— Start of Data shown —
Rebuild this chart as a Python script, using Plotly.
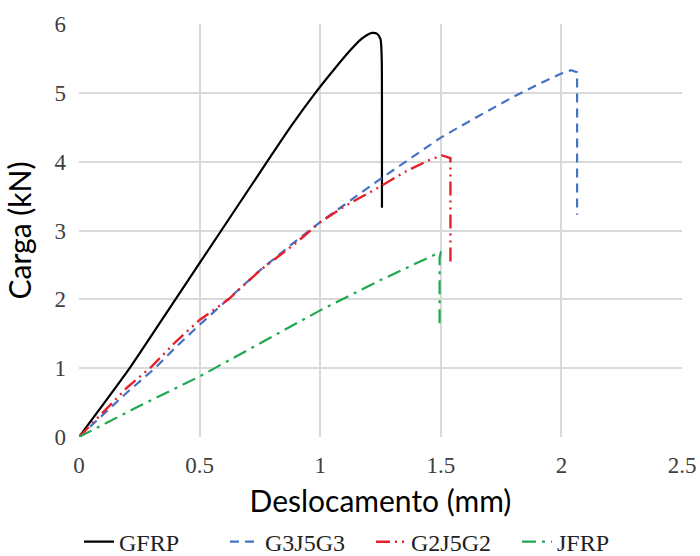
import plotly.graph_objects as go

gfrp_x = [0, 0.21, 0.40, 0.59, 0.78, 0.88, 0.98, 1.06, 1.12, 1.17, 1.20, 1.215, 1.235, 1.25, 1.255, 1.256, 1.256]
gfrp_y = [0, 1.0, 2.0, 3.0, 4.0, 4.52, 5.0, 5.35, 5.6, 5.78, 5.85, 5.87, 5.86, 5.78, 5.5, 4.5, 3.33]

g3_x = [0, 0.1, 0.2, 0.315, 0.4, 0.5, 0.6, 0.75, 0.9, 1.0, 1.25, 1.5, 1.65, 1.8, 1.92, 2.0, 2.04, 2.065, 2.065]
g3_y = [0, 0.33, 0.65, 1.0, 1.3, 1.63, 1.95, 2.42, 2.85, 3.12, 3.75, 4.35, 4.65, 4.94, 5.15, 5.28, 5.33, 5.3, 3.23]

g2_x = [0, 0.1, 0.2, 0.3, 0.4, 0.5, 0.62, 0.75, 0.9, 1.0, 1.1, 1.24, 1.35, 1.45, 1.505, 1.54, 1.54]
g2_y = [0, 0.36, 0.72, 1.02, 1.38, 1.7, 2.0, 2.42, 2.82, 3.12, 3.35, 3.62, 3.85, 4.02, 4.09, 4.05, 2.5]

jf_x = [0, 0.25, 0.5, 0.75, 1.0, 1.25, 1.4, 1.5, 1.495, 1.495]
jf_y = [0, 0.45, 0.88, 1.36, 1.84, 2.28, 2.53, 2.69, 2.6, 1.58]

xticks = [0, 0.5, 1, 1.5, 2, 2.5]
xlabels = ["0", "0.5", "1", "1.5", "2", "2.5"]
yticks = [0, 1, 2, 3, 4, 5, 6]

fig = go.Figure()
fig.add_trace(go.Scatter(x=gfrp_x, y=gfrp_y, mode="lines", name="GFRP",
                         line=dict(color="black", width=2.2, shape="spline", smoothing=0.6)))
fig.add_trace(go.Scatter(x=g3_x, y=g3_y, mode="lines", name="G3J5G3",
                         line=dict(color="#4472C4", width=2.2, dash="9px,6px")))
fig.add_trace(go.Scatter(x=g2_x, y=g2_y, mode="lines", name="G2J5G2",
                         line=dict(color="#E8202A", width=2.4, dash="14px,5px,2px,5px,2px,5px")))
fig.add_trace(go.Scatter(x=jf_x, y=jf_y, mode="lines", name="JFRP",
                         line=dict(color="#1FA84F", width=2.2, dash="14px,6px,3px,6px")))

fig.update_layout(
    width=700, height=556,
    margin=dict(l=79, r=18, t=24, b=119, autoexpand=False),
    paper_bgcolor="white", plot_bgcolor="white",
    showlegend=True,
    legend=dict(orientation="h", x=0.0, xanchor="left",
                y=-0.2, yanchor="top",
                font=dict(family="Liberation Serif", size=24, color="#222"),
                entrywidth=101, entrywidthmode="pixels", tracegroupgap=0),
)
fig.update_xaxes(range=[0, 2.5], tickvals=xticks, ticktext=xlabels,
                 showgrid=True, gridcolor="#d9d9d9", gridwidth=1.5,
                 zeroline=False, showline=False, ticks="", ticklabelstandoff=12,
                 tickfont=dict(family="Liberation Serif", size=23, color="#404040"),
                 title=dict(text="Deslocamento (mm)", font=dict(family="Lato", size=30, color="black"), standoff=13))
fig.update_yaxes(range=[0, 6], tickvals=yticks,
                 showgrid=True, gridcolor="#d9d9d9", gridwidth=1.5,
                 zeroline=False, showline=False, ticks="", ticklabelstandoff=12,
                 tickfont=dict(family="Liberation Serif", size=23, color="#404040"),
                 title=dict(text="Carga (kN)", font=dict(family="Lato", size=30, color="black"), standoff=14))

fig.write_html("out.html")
— End of Data shown —
Give again exactly the lines running from the beginning of the material above through the line that contains "4.09, 4.05, 2.5]", and leave out every picture.

Rebuild this chart as a Python script, using Plotly.
import plotly.graph_objects as go

gfrp_x = [0, 0.21, 0.40, 0.59, 0.78, 0.88, 0.98, 1.06, 1.12, 1.17, 1.20, 1.215, 1.235, 1.25, 1.255, 1.256, 1.256]
gfrp_y = [0, 1.0, 2.0, 3.0, 4.0, 4.52, 5.0, 5.35, 5.6, 5.78, 5.85, 5.87, 5.86, 5.78, 5.5, 4.5, 3.33]

g3_x = [0, 0.1, 0.2, 0.315, 0.4, 0.5, 0.6, 0.75, 0.9, 1.0, 1.25, 1.5, 1.65, 1.8, 1.92, 2.0, 2.04, 2.065, 2.065]
g3_y = [0, 0.33, 0.65, 1.0, 1.3, 1.63, 1.95, 2.42, 2.85, 3.12, 3.75, 4.35, 4.65, 4.94, 5.15, 5.28, 5.33, 5.3, 3.23]

g2_x = [0, 0.1, 0.2, 0.3, 0.4, 0.5, 0.62, 0.75, 0.9, 1.0, 1.1, 1.24, 1.35, 1.45, 1.505, 1.54, 1.54]
g2_y = [0, 0.36, 0.72, 1.02, 1.38, 1.7, 2.0, 2.42, 2.82, 3.12, 3.35, 3.62, 3.85, 4.02, 4.09, 4.05, 2.5]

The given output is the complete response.